Task to carry out: Return the lines below exactly, from the first line to the line that contains "minimum width=90.5pt, minimum". Leave out pictures.

┄┄┄┄┄┄┄┄┄┄┄┄┄┄┄┄┄┄┄┄

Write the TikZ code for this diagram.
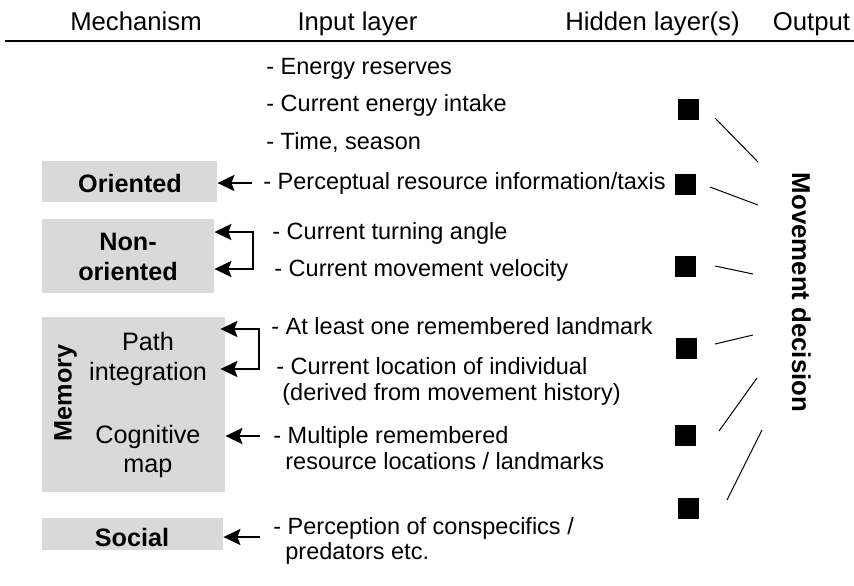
\documentclass[tikz,border=0pt]{standalone}
\usepackage{fontspec}
\setmainfont{Liberation Sans}
\usetikzlibrary{arrows.meta}
\definecolor{mgray}{HTML}{D9D9D9}
\begin{document}
\begin{tikzpicture}[x=0.5pt,y=-0.5pt,
  inp/.style={inner sep=0pt, anchor=base west, font=\fontsize{11.75}{14}\selectfont},
  hdr/.style={inner sep=0pt, anchor=base, font=\fontsize{12.85}{15}\selectfont},
  lbl/.style={inner sep=0pt, anchor=base, font=\fontsize{12.6}{15}\selectfont},
  blbl/.style={inner sep=0pt, anchor=base, font=\fontsize{12.6}{15}\selectfont\bfseries},
  mech/.style={fill=mgray, inner sep=0pt, draw=none},
  tip/.tip={Stealth[length=8.5pt,width=8pt,inset=1.5pt]},
  arr/.style={-tip, line width=1.2pt},
  barr/.style={tip-tip, line width=1.2pt},
  hid/.style={fill=black, minimum size=10.5pt, inner sep=0pt},
  link/.style={line width=0.5pt},
]
\useasboundingbox (0,0) rectangle (854,585);

% headers
\node[hdr] (hmech) at (136,30) {Mechanism};
\node[hdr] (hinp) at (357.5,30) {Input layer};
\node[hdr] (hhid) at (652.5,30) {Hidden layer(s)};
\node[hdr] (hout) at (811.5,30) {Output};
\coordinate (rl) at (5,41);
\coordinate (rr) at (854,41);
\draw[line width=0.75pt] (rl) -- (rr);

% mechanism boxes
\node[mech, minimum width=87.5pt, minimum height=20.5pt] (ori) at (129.5,181.5) {};
\node[mech, minimum width=86pt, minimum height=37pt] (non) at (128,256) {};
\node[mech, minimum width=91.5pt, minimum height=87.5pt] (mem) at (133.5,404.5) {};
\node[mech, minimum width=90.5pt, minimum height=16pt] (soc) at (132.5,534) {};

\node[blbl] (tori) at (130,192) {Oriented};
\node[blbl] (tnon1) at (128,250) {Non-};
\node[blbl] (tnon2) at (128,280) {oriented};
\node[blbl, rotate=90] (tmem) at (71.5,393) {Memory};
\node[lbl] (tpath1) at (148,350) {Path};
\node[lbl] (tpath2) at (148,380) {integration};
\node[lbl] (tcog1) at (148,443) {Cognitive};
\node[lbl] (tcog2) at (148,472) {map};
\node[blbl] (tsoc) at (132,546) {Social};

% input layer
\node[inp] (i1) at (266,74) {- Energy reserves};
\node[inp] (i2) at (266,111.5) {- Current energy intake};
\node[inp] (i3) at (266,149) {- Time, season};
\node[inp] (i4) at (263,189) {- Perceptual resource information/taxis};
\node[inp] (i5) at (272,239.5) {- Current turning angle};
\node[inp] (i6) at (274,276.5) {- Current movement velocity};
\node[inp] (i7) at (271,334.5) {- At least one remembered landmark};
\node[inp] (i8) at (276,374) {- Current location of individual};
\node[inp] (i8b) at (282,400) {(derived from movement history)};
\node[inp] (i9) at (273,443.5) {- Multiple remembered};
\node[inp] (i9b) at (285,469) {resource locations / landmarks};
\node[inp] (i10) at (273,534) {- Perception of conspecifics /};
\node[inp] (i10b) at (285,559) {predators etc.};

% arrows
\coordinate (a1) at (252,183);
\draw[arr] (a1) -- (ori.east |- a1);
\coordinate (b1) at (253,232);
\coordinate (b2) at (253,269);
\draw[barr] (non.east |- b1) -- (b1) -- (b2) -- (non.east |- b2);
\coordinate (c1) at (259,329);
\coordinate (c2) at (259,369);
\draw[barr, shorten <=-2.5pt, shorten >=-2.5pt] (mem.east |- c1) -- (c1) -- (c2) -- (mem.east |- c2);
\coordinate (d1) at (260,436);
\draw[arr] (d1) -- (mem.east |- d1);
\coordinate (e1) at (260,537);
\draw[arr] (e1) -- (soc.east |- e1);

% hidden layer
\node[hid] (h1) at (688,109) {};
\node[hid] (h2) at (685,184) {};
\node[hid] (h3) at (685,266) {};
\node[hid] (h4) at (686,348) {};
\node[hid] (h5) at (685,435) {};
\node[hid] (h6) at (688,508) {};

% output
\node[inner sep=0pt, anchor=base, rotate=-90, font=\fontsize{12.9}{15}\selectfont\bfseries] (out) at (792,292.5) {Movement decision};

\coordinate (l1a) at (715,118); \coordinate (l1b) at (758,162);
\coordinate (l2a) at (710,187); \coordinate (l2b) at (758,205);
\coordinate (l3a) at (715,266); \coordinate (l3b) at (753,274);
\coordinate (l4a) at (715,344); \coordinate (l4b) at (753,335);
\coordinate (l5a) at (719,431); \coordinate (l5b) at (757,378);
\coordinate (l6a) at (727,500); \coordinate (l6b) at (762,430);
\draw[link] (l1a) -- (l1b);
\draw[link] (l2a) -- (l2b);
\draw[link] (l3a) -- (l3b);
\draw[link] (l4a) -- (l4b);
\draw[link] (l5a) -- (l5b);
\draw[link] (l6a) -- (l6b);
\end{tikzpicture}
\end{document}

┄┄┄┄┄┄┄┄┄┄┄┄┄┄┄┄┄┄┄┄

Finished task:
Write the TikZ code for this diagram.
\documentclass[tikz,border=0pt]{standalone}
\usepackage{fontspec}
\setmainfont{Liberation Sans}
\usetikzlibrary{arrows.meta}
\definecolor{mgray}{HTML}{D9D9D9}
\begin{document}
\begin{tikzpicture}[x=0.5pt,y=-0.5pt,
  inp/.style={inner sep=0pt, anchor=base west, font=\fontsize{11.75}{14}\selectfont},
  hdr/.style={inner sep=0pt, anchor=base, font=\fontsize{12.85}{15}\selectfont},
  lbl/.style={inner sep=0pt, anchor=base, font=\fontsize{12.6}{15}\selectfont},
  blbl/.style={inner sep=0pt, anchor=base, font=\fontsize{12.6}{15}\selectfont\bfseries},
  mech/.style={fill=mgray, inner sep=0pt, draw=none},
  tip/.tip={Stealth[length=8.5pt,width=8pt,inset=1.5pt]},
  arr/.style={-tip, line width=1.2pt},
  barr/.style={tip-tip, line width=1.2pt},
  hid/.style={fill=black, minimum size=10.5pt, inner sep=0pt},
  link/.style={line width=0.5pt},
]
\useasboundingbox (0,0) rectangle (854,585);

% headers
\node[hdr] (hmech) at (136,30) {Mechanism};
\node[hdr] (hinp) at (357.5,30) {Input layer};
\node[hdr] (hhid) at (652.5,30) {Hidden layer(s)};
\node[hdr] (hout) at (811.5,30) {Output};
\coordinate (rl) at (5,41);
\coordinate (rr) at (854,41);
\draw[line width=0.75pt] (rl) -- (rr);

% mechanism boxes
\node[mech, minimum width=87.5pt, minimum height=20.5pt] (ori) at (129.5,181.5) {};
\node[mech, minimum width=86pt, minimum height=37pt] (non) at (128,256) {};
\node[mech, minimum width=91.5pt, minimum height=87.5pt] (mem) at (133.5,404.5) {};
\node[mech, minimum width=90.5pt, minimum height=16pt] (soc) at (132.5,534) {};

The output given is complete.